**COLLECTED DATA**.

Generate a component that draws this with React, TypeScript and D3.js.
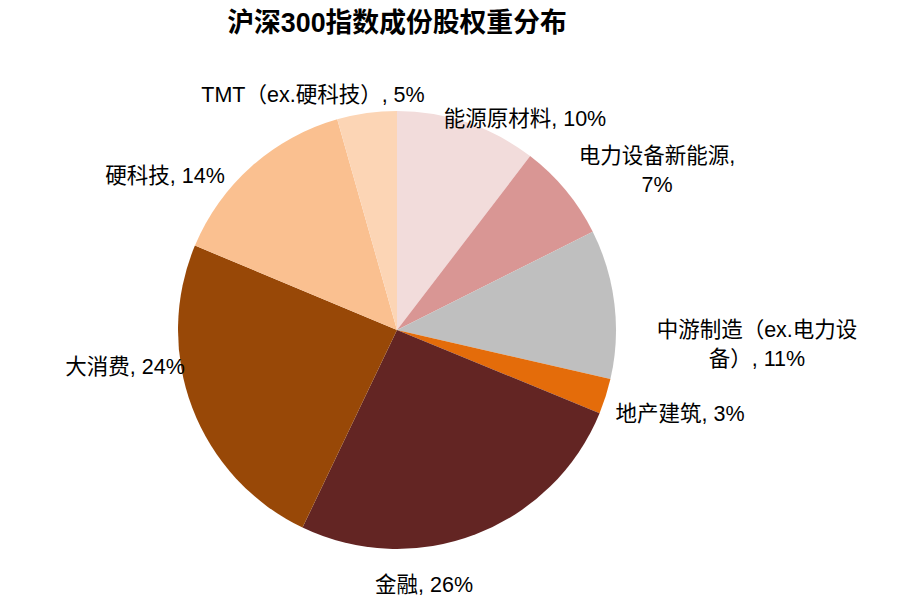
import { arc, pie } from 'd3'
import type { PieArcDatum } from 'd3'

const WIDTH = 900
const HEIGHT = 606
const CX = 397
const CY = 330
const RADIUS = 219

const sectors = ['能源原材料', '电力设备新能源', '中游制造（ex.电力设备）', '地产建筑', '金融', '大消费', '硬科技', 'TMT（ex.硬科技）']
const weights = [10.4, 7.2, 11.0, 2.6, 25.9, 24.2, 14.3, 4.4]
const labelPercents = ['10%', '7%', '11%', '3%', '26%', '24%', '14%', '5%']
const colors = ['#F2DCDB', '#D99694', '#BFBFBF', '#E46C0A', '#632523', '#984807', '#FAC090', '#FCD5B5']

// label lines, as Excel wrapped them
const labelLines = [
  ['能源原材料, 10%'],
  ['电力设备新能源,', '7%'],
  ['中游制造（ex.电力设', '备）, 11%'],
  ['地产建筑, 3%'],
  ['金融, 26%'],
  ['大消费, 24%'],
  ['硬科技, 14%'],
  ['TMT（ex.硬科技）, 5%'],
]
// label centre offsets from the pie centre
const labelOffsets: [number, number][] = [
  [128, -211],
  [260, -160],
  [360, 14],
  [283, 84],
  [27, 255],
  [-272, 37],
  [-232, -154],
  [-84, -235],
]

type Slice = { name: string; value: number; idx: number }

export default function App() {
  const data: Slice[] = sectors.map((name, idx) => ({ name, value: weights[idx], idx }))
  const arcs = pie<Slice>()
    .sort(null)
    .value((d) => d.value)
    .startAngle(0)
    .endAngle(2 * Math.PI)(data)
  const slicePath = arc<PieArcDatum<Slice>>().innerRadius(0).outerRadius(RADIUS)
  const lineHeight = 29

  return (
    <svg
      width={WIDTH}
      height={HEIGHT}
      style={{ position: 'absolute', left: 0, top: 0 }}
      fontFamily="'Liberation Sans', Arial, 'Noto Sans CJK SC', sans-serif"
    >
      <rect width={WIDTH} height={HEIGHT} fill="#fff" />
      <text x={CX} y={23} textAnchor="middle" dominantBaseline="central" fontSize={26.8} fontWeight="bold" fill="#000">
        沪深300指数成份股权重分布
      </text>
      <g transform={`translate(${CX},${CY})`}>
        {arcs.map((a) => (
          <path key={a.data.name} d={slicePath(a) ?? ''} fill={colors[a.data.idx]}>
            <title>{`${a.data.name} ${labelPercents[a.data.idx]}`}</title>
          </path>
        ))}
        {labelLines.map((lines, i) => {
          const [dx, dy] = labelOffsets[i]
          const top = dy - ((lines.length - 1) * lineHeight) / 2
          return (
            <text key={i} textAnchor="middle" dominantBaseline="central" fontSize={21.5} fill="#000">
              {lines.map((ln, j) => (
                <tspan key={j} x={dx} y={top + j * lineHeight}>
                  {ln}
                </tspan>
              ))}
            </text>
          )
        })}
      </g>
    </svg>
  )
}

**YOUR GOAL**. Leave out the pictures and output the rest of the material exactly as written.

**FULL SOLUTION**.
Generate a component that draws this with React, TypeScript and D3.js.
import { arc, pie } from 'd3'
import type { PieArcDatum } from 'd3'

const WIDTH = 900
const HEIGHT = 606
const CX = 397
const CY = 330
const RADIUS = 219

const sectors = ['能源原材料', '电力设备新能源', '中游制造（ex.电力设备）', '地产建筑', '金融', '大消费', '硬科技', 'TMT（ex.硬科技）']
const weights = [10.4, 7.2, 11.0, 2.6, 25.9, 24.2, 14.3, 4.4]
const labelPercents = ['10%', '7%', '11%', '3%', '26%', '24%', '14%', '5%']
const colors = ['#F2DCDB', '#D99694', '#BFBFBF', '#E46C0A', '#632523', '#984807', '#FAC090', '#FCD5B5']

// label lines, as Excel wrapped them
const labelLines = [
  ['能源原材料, 10%'],
  ['电力设备新能源,', '7%'],
  ['中游制造（ex.电力设', '备）, 11%'],
  ['地产建筑, 3%'],
  ['金融, 26%'],
  ['大消费, 24%'],
  ['硬科技, 14%'],
  ['TMT（ex.硬科技）, 5%'],
]
// label centre offsets from the pie centre
const labelOffsets: [number, number][] = [
  [128, -211],
  [260, -160],
  [360, 14],
  [283, 84],
  [27, 255],
  [-272, 37],
  [-232, -154],
  [-84, -235],
]

type Slice = { name: string; value: number; idx: number }

export default function App() {
  const data: Slice[] = sectors.map((name, idx) => ({ name, value: weights[idx], idx }))
  const arcs = pie<Slice>()
    .sort(null)
    .value((d) => d.value)
    .startAngle(0)
    .endAngle(2 * Math.PI)(data)
  const slicePath = arc<PieArcDatum<Slice>>().innerRadius(0).outerRadius(RADIUS)
  const lineHeight = 29

  return (
    <svg
      width={WIDTH}
      height={HEIGHT}
      style={{ position: 'absolute', left: 0, top: 0 }}
      fontFamily="'Liberation Sans', Arial, 'Noto Sans CJK SC', sans-serif"
    >
      <rect width={WIDTH} height={HEIGHT} fill="#fff" />
      <text x={CX} y={23} textAnchor="middle" dominantBaseline="central" fontSize={26.8} fontWeight="bold" fill="#000">
        沪深300指数成份股权重分布
      </text>
      <g transform={`translate(${CX},${CY})`}>
        {arcs.map((a) => (
          <path key={a.data.name} d={slicePath(a) ?? ''} fill={colors[a.data.idx]}>
            <title>{`${a.data.name} ${labelPercents[a.data.idx]}`}</title>
          </path>
        ))}
        {labelLines.map((lines, i) => {
          const [dx, dy] = labelOffsets[i]
          const top = dy - ((lines.length - 1) * lineHeight) / 2
          return (
            <text key={i} textAnchor="middle" dominantBaseline="central" fontSize={21.5} fill="#000">
              {lines.map((ln, j) => (
                <tspan key={j} x={dx} y={top + j * lineHeight}>
                  {ln}
                </tspan>
              ))}
            </text>
          )
        })}
      </g>
    </svg>
  )
}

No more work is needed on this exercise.